▸ **Direction**:
Retype only the lines running from the line that contains "Output the Python" to the line that contains "ax.scatter(x, grades, s=40, color=dot, zorder=4)", inclusive, and leave the pictures behind.

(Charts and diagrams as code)
-- START --
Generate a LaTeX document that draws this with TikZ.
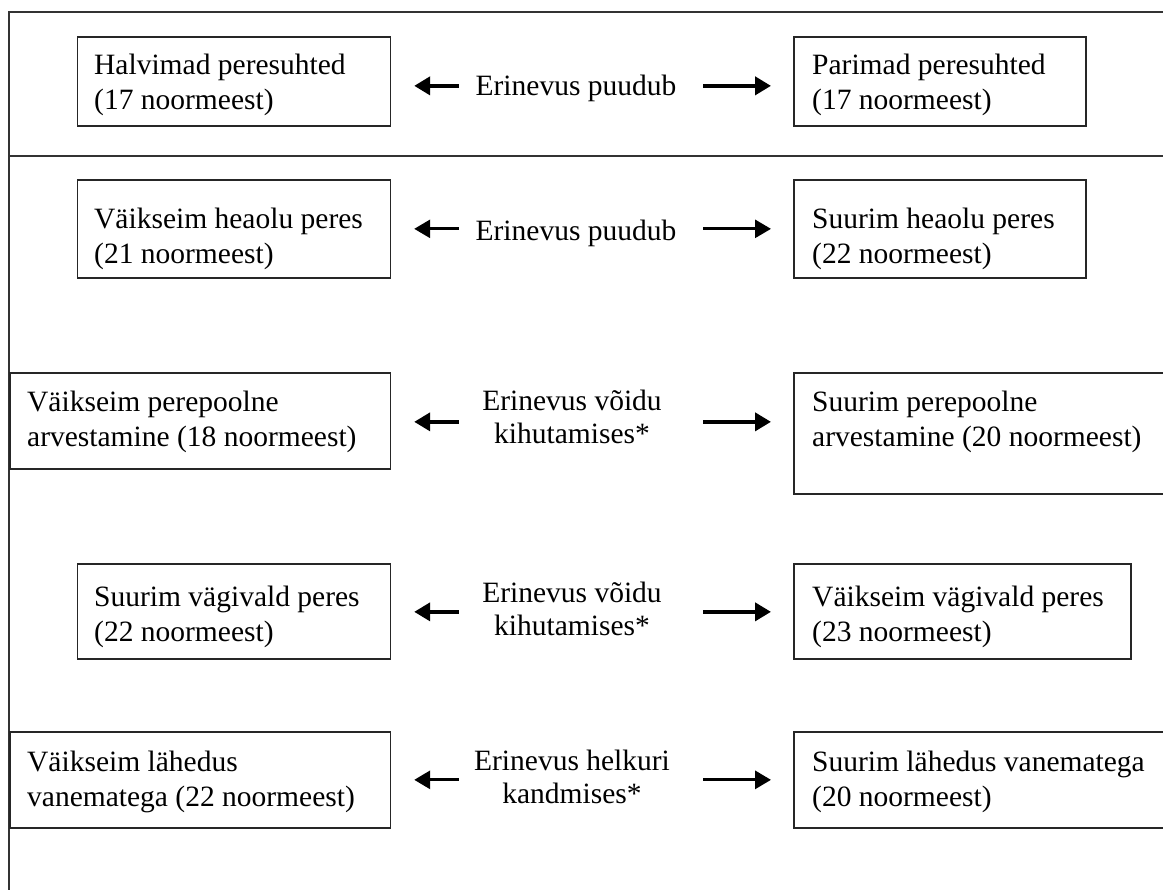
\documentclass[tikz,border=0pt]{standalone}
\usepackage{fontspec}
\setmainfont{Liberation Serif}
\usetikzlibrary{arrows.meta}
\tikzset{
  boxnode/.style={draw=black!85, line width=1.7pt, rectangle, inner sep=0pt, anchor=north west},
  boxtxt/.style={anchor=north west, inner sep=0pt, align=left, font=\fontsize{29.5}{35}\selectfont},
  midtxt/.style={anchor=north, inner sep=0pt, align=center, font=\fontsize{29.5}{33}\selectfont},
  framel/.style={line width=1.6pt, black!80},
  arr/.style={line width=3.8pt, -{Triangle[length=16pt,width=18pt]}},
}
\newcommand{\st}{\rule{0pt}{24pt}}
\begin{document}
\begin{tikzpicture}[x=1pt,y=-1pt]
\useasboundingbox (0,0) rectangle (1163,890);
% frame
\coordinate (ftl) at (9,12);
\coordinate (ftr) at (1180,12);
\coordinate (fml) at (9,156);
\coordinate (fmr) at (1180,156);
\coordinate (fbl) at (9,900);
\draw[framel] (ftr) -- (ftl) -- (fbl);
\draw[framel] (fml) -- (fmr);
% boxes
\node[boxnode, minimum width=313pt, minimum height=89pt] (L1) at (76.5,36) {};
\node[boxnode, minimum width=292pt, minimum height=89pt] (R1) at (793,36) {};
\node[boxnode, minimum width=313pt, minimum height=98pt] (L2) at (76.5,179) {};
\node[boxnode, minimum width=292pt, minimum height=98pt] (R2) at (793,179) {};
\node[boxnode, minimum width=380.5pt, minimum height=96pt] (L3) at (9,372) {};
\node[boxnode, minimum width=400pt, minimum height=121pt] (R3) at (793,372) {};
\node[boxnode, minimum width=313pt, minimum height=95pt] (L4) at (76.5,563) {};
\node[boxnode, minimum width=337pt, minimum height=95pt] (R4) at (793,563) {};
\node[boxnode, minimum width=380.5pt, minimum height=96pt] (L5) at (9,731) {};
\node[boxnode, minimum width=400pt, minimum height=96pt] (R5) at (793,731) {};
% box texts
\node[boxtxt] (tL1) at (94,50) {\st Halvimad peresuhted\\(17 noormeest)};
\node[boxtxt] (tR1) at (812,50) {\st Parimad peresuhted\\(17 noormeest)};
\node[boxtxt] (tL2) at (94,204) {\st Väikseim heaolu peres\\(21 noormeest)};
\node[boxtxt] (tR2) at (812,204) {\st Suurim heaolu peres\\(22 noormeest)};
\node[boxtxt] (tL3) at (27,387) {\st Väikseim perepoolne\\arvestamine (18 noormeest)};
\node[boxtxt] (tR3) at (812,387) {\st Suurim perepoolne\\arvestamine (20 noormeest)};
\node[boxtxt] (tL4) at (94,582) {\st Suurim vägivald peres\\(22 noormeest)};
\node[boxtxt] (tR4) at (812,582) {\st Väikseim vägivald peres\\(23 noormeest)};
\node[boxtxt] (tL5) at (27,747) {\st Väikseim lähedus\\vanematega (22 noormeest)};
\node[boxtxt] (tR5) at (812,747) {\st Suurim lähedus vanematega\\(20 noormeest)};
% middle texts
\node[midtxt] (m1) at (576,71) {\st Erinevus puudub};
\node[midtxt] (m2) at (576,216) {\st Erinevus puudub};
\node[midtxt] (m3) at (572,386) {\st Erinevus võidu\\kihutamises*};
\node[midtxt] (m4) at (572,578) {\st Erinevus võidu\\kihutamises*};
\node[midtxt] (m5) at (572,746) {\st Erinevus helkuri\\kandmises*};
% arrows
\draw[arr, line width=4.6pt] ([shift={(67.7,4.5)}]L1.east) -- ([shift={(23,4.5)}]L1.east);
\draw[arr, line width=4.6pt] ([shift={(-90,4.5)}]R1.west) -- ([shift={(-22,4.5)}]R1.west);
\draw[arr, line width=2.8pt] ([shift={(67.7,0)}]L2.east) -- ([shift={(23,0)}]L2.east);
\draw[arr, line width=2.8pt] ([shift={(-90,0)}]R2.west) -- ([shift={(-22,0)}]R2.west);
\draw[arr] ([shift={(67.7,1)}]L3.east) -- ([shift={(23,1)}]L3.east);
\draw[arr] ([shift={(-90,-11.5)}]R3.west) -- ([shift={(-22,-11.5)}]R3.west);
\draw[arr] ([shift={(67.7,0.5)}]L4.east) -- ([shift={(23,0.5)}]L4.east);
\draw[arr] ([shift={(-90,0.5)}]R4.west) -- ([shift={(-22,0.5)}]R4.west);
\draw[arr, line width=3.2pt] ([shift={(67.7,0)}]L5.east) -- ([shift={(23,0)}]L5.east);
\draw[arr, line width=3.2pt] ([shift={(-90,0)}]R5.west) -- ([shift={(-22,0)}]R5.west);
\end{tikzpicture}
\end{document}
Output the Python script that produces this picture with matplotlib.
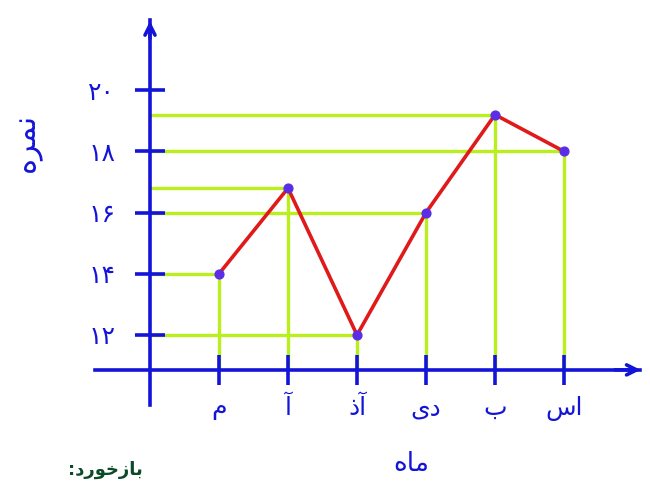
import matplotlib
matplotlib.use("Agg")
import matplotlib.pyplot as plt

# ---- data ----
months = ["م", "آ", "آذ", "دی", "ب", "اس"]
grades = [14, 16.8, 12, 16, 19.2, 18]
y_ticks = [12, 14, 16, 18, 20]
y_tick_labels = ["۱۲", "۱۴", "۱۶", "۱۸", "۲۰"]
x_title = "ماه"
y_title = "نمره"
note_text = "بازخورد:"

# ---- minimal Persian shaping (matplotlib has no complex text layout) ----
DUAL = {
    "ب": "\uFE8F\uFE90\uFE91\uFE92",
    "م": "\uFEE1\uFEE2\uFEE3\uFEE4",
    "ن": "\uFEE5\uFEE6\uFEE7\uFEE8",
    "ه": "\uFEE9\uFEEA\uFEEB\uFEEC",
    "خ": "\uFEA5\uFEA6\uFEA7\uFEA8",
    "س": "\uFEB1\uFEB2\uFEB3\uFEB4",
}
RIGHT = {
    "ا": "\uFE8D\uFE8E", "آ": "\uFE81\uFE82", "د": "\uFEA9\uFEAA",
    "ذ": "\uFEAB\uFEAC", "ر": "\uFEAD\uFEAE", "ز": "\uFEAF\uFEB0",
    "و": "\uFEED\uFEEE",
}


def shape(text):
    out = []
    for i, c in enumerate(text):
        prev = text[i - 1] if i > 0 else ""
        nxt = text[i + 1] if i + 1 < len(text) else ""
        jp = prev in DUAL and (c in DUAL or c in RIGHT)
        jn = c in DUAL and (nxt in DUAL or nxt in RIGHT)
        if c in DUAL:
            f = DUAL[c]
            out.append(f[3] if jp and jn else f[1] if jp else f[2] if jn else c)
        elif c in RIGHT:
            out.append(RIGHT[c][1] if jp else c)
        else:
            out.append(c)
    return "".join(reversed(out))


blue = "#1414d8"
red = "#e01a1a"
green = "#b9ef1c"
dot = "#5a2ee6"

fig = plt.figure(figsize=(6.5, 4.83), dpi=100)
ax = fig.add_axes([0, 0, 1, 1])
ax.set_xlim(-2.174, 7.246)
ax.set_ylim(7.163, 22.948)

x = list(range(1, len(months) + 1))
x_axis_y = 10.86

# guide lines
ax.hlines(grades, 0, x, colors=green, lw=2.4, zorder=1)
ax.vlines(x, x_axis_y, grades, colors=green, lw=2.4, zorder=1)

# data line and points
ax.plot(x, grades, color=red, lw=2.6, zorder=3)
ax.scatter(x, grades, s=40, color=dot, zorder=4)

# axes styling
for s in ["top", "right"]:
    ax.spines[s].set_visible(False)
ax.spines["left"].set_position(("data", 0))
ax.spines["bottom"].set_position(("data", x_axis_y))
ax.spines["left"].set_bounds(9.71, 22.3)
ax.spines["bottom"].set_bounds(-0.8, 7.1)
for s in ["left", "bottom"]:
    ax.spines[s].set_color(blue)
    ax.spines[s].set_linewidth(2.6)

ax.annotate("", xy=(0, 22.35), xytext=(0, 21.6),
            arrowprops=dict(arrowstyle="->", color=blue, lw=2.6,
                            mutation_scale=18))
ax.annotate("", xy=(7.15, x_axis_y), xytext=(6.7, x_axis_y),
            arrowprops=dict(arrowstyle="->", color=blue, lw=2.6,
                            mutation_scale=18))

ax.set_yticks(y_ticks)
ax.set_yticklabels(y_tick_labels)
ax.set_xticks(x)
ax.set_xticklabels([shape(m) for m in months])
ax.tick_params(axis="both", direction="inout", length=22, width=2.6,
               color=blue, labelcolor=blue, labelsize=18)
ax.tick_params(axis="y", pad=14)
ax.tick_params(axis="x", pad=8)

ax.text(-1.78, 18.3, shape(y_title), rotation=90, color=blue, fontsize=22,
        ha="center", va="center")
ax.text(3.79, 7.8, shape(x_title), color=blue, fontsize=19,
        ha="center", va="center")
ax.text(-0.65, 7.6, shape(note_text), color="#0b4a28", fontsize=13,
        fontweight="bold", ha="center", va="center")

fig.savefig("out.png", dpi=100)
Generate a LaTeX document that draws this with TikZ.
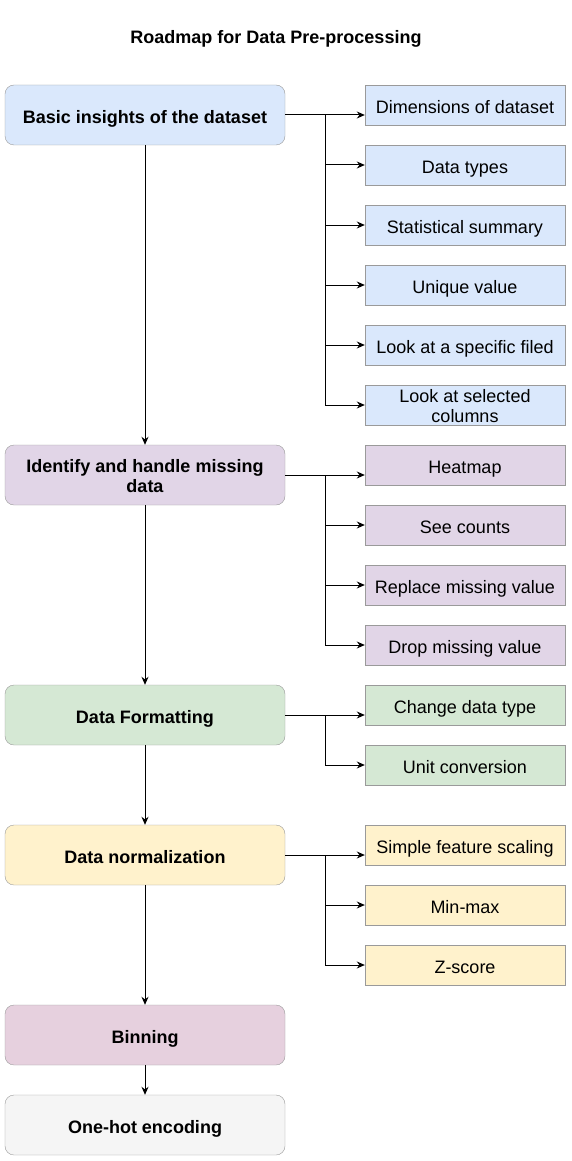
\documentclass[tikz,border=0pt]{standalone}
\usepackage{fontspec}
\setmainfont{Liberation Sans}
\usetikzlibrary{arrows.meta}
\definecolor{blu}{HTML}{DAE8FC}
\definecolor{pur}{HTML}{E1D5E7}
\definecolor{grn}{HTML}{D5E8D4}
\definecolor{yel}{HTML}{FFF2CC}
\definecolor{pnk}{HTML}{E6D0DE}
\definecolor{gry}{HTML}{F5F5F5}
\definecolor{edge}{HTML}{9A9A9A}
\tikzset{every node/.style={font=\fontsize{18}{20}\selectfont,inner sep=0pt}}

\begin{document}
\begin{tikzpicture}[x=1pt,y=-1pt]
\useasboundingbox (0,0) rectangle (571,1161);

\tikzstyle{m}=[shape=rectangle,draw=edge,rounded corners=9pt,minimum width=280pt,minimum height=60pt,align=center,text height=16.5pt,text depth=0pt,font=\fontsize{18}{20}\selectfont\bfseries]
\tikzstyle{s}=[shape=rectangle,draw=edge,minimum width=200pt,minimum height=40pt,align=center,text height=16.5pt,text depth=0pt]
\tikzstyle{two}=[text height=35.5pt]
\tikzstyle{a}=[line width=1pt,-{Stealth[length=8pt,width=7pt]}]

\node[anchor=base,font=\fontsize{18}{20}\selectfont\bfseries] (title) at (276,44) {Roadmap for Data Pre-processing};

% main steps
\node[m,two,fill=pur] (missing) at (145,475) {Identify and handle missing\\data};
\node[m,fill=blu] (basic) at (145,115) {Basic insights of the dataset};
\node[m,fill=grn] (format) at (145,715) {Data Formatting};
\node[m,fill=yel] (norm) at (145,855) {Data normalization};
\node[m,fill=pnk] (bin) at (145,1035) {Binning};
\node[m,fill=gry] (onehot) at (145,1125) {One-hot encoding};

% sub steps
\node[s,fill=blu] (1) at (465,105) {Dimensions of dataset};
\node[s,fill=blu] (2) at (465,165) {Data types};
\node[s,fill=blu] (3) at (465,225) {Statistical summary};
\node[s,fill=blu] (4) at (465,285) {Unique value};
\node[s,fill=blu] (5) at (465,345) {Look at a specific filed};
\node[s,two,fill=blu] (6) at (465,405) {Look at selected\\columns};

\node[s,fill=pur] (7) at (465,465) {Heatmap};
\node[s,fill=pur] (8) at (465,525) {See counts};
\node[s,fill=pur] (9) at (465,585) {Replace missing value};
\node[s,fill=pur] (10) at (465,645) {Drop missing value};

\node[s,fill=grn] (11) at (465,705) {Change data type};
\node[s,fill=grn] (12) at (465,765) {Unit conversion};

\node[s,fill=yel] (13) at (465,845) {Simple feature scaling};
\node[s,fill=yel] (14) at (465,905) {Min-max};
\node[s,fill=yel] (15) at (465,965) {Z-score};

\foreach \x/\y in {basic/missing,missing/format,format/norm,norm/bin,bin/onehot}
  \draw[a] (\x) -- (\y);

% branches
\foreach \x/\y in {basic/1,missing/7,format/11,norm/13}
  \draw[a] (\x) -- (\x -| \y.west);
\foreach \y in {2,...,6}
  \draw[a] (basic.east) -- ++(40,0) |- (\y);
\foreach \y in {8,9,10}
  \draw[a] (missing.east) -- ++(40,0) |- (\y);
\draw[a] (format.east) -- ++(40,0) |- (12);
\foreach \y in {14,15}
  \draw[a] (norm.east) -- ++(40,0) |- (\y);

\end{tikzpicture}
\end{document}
-- END --
▸ **Task response**:
Output the Python script that produces this picture with matplotlib.
import matplotlib
matplotlib.use("Agg")
import matplotlib.pyplot as plt

# ---- data ----
months = ["م", "آ", "آذ", "دی", "ب", "اس"]
grades = [14, 16.8, 12, 16, 19.2, 18]
y_ticks = [12, 14, 16, 18, 20]
y_tick_labels = ["۱۲", "۱۴", "۱۶", "۱۸", "۲۰"]
x_title = "ماه"
y_title = "نمره"
note_text = "بازخورد:"

# ---- minimal Persian shaping (matplotlib has no complex text layout) ----
DUAL = {
    "ب": "\uFE8F\uFE90\uFE91\uFE92",
    "م": "\uFEE1\uFEE2\uFEE3\uFEE4",
    "ن": "\uFEE5\uFEE6\uFEE7\uFEE8",
    "ه": "\uFEE9\uFEEA\uFEEB\uFEEC",
    "خ": "\uFEA5\uFEA6\uFEA7\uFEA8",
    "س": "\uFEB1\uFEB2\uFEB3\uFEB4",
}
RIGHT = {
    "ا": "\uFE8D\uFE8E", "آ": "\uFE81\uFE82", "د": "\uFEA9\uFEAA",
    "ذ": "\uFEAB\uFEAC", "ر": "\uFEAD\uFEAE", "ز": "\uFEAF\uFEB0",
    "و": "\uFEED\uFEEE",
}


def shape(text):
    out = []
    for i, c in enumerate(text):
        prev = text[i - 1] if i > 0 else ""
        nxt = text[i + 1] if i + 1 < len(text) else ""
        jp = prev in DUAL and (c in DUAL or c in RIGHT)
        jn = c in DUAL and (nxt in DUAL or nxt in RIGHT)
        if c in DUAL:
            f = DUAL[c]
            out.append(f[3] if jp and jn else f[1] if jp else f[2] if jn else c)
        elif c in RIGHT:
            out.append(RIGHT[c][1] if jp else c)
        else:
            out.append(c)
    return "".join(reversed(out))


blue = "#1414d8"
red = "#e01a1a"
green = "#b9ef1c"
dot = "#5a2ee6"

fig = plt.figure(figsize=(6.5, 4.83), dpi=100)
ax = fig.add_axes([0, 0, 1, 1])
ax.set_xlim(-2.174, 7.246)
ax.set_ylim(7.163, 22.948)

x = list(range(1, len(months) + 1))
x_axis_y = 10.86

# guide lines
ax.hlines(grades, 0, x, colors=green, lw=2.4, zorder=1)
ax.vlines(x, x_axis_y, grades, colors=green, lw=2.4, zorder=1)

# data line and points
ax.plot(x, grades, color=red, lw=2.6, zorder=3)
ax.scatter(x, grades, s=40, color=dot, zorder=4)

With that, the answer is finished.